As expected, several of the biochemical parameters assayed showed significant differences between the study groups, including age, HbA1c, fasting blood sugar, systolic blood pressure, and triglycerides. The difference in age is due to our selection criteria for DM subjects, which necessitates a 15-year duration of diabetes without any form of retinopathy. The other clinical parameters with significant differences are well-established risk factors for the development of DR.

Association results from studies performed on the −374 and −429 RAGE polymorphisms have not been consistent between different populations. Although studies in UK-based Caucasian populations have associated the −429 T/C polymorphism with retinopathy13 and the −374 polymorphism with CAD and proteinuria in Finnish Type 1 diabetic subjects,19 we did not find evidence for association of DR with either the −429 T/C or the −374 T/A polymorphism in our data, despite a larger sample size with adequate power to detect associations at the reported levels. Upon stratifying the DR subjects into NPDR and PDR groups, while we observed association with the −374T/A polymorphism for the NPDR group, this was marginally significant (P=0.048), and hence should be interpreted with caution, especially considering the multiple tests carried out as part of these analyses. However, glycation is a process that takes place when diabetes sets in and the modified proteins bind to the RAGE on the retinal endothelial cells. This triggers a signaling cascade, leading to the release of proinflammatory cytokines and adhesion proteins that favour thrombosis and eventually capillary leakage and occlusion resulting in NPDR. In this context, this −374 polymorphism assumes significance given the induction of the RAGE gene by AGE.
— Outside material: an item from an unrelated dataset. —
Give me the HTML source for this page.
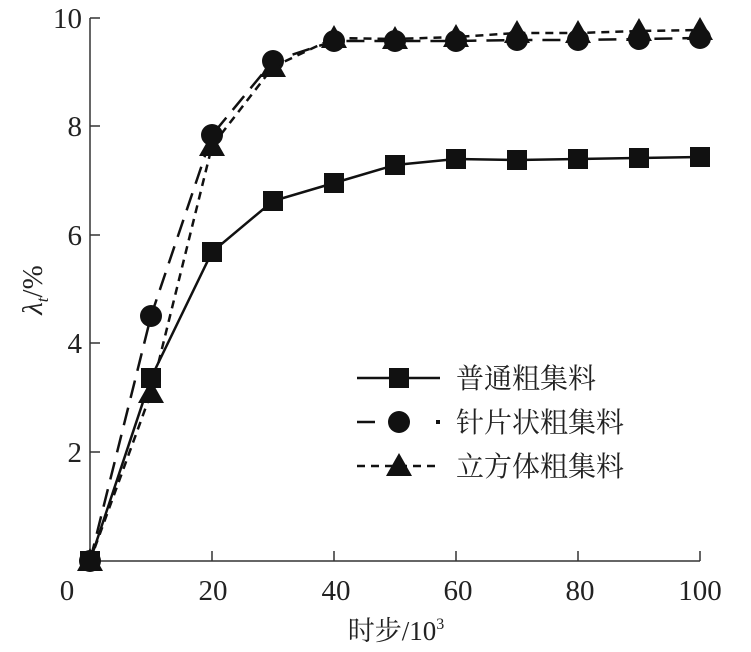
<!DOCTYPE html>
<html><head><meta charset="utf-8"><style>
html,body{margin:0;padding:0;background:#fff;}
svg{display:block;}
text{font-family:"Liberation Serif","Noto Serif CJK SC",serif;fill:#222;}
</style></head><body>
<svg width="751" height="652" viewBox="0 0 751 652" xmlns="http://www.w3.org/2000/svg">
<defs>
<rect id="sq" x="-10" y="-10" width="20" height="20" fill="#111"/>
<circle id="ci" r="11" fill="#111"/>
<polygon id="tr" points="0,-13 13,10 -13,10" fill="#111"/>
</defs>
<g stroke="#333" stroke-width="1.5" fill="none">
<line x1="90" y1="18" x2="90" y2="562"/>
<line x1="90" y1="561" x2="700" y2="561"/>
<line x1="90" y1="18" x2="100" y2="18"/>
<line x1="90" y1="126" x2="100" y2="126"/>
<line x1="90" y1="235" x2="100" y2="235"/>
<line x1="90" y1="343" x2="100" y2="343"/>
<line x1="90" y1="452" x2="100" y2="452"/>
<line x1="212" y1="561" x2="212" y2="551"/>
<line x1="334" y1="561" x2="334" y2="551"/>
<line x1="456" y1="561" x2="456" y2="551"/>
<line x1="578" y1="561" x2="578" y2="551"/>
<line x1="700" y1="561" x2="700" y2="551"/>
</g>
<g font-size="29" text-anchor="end">
<text x="82" y="28">10</text><text x="82" y="136">8</text><text x="82" y="245">6</text><text x="82" y="353">4</text><text x="82" y="462">2</text>
</g>
<g font-size="29" text-anchor="middle">
<text x="67" y="600">0</text><text x="213" y="600">20</text><text x="336" y="600">40</text><text x="458" y="600">60</text><text x="580" y="600">80</text><text x="700" y="600">100</text>
</g>
<text x="396" y="640" font-size="27" text-anchor="middle">时步/10<tspan font-size="16" dy="-11">3</tspan></text>
<text transform="translate(42,290) rotate(-90)" font-size="29" text-anchor="middle"><tspan font-style="italic">λ</tspan><tspan font-size="17" font-style="italic" dy="6">t</tspan><tspan dy="-6">/%</tspan></text>

<polyline fill="none" stroke="#111" stroke-width="2.5" points="90,561 151,378 212,252 273,201 334,183 395,165 456,159 517,160 578,159 639,158 700,157"/>
<polyline fill="none" stroke="#111" stroke-width="2.5" stroke-dasharray="18,10" points="90,561 151,316 212,135 273,61 334,41 395,41 456,41 517,40 578,40 639,39 700,38"/>
<polyline fill="none" stroke="#111" stroke-width="2.5" stroke-dasharray="8,6" points="90,561 151,393 212,146 273,67 334,38 395,39 456,37 517,33 578,33 639,31 700,30"/>
<g>
<use href="#ci" x="90" y="561"/><use href="#ci" x="151" y="316"/><use href="#ci" x="212" y="135"/><use href="#ci" x="273" y="61"/><use href="#ci" x="334" y="41"/><use href="#ci" x="395" y="41"/><use href="#ci" x="456" y="41"/><use href="#ci" x="517" y="40"/><use href="#ci" x="578" y="40"/><use href="#ci" x="639" y="39"/><use href="#ci" x="700" y="38"/>
<use href="#tr" x="90" y="561"/><use href="#tr" x="151" y="393"/><use href="#tr" x="212" y="146"/><use href="#tr" x="273" y="67"/><use href="#tr" x="334" y="38"/><use href="#tr" x="395" y="39"/><use href="#tr" x="456" y="37"/><use href="#tr" x="517" y="33"/><use href="#tr" x="578" y="33"/><use href="#tr" x="639" y="31"/><use href="#tr" x="700" y="30"/>
<use href="#sq" x="90" y="561"/><use href="#sq" x="151" y="378"/><use href="#sq" x="212" y="252"/><use href="#sq" x="273" y="201"/><use href="#sq" x="334" y="183"/><use href="#sq" x="395" y="165"/><use href="#sq" x="456" y="159"/><use href="#sq" x="517" y="160"/><use href="#sq" x="578" y="159"/><use href="#sq" x="639" y="158"/><use href="#sq" x="700" y="157"/>
</g>

<line x1="357" y1="378" x2="440" y2="378" stroke="#111" stroke-width="2.5"/>
<use href="#sq" x="399" y="378"/>
<line x1="357" y1="422" x2="375" y2="422" stroke="#111" stroke-width="2.5"/>
<rect x="436" y="420" width="4" height="4" fill="#111"/>
<use href="#ci" x="399" y="422"/>
<line x1="357" y1="466" x2="440" y2="466" stroke="#111" stroke-width="2.5" stroke-dasharray="8,6"/>
<use href="#tr" x="399" y="466"/>
<g font-size="28">
<text x="456" y="388">普通粗集料</text>
<text x="456" y="432">针片状粗集料</text>
<text x="456" y="476">立方体粗集料</text>
</g>
</svg>
</body></html>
Given the presence of LD between these polymorphisms as has been reported in other studies as well,18, 19 we also performed haplotype tests for association which also yielded no evidence for association. In this study, we also compared the allele frequencies between the nondiabetics and the DM group, and also found them to be similar.

In conclusion, our results show an association of −374 T/A polymorphism with NPDR, which is inconsistent to the Slovakian study, and the Chinese study which did not show any association between these promoter polymorphisms and DR.20, 21 Other RAGE gene polymorphisms such as G82S, G1704T, A2484G, and G2245A, which have been studied extensively in different populations,32, 33, 34, 35, 36, 37 need to be studied in this population to understand the impact of these variations on the onset and progression of DR. Ethnic variations, if any, that may have been present in the study subjects were tested using genomic controls that did not show allele frequency variation among the groups, suggesting strongly that these results are not an artefact due to population substructuring. Studies on the RAGE protein expression in the retinal endothelial cells and the serum measurement of AGE levels in these patients will give further insight into the influence of AGE interaction with this promoter polymorphism leading to vascular complications of diabetes.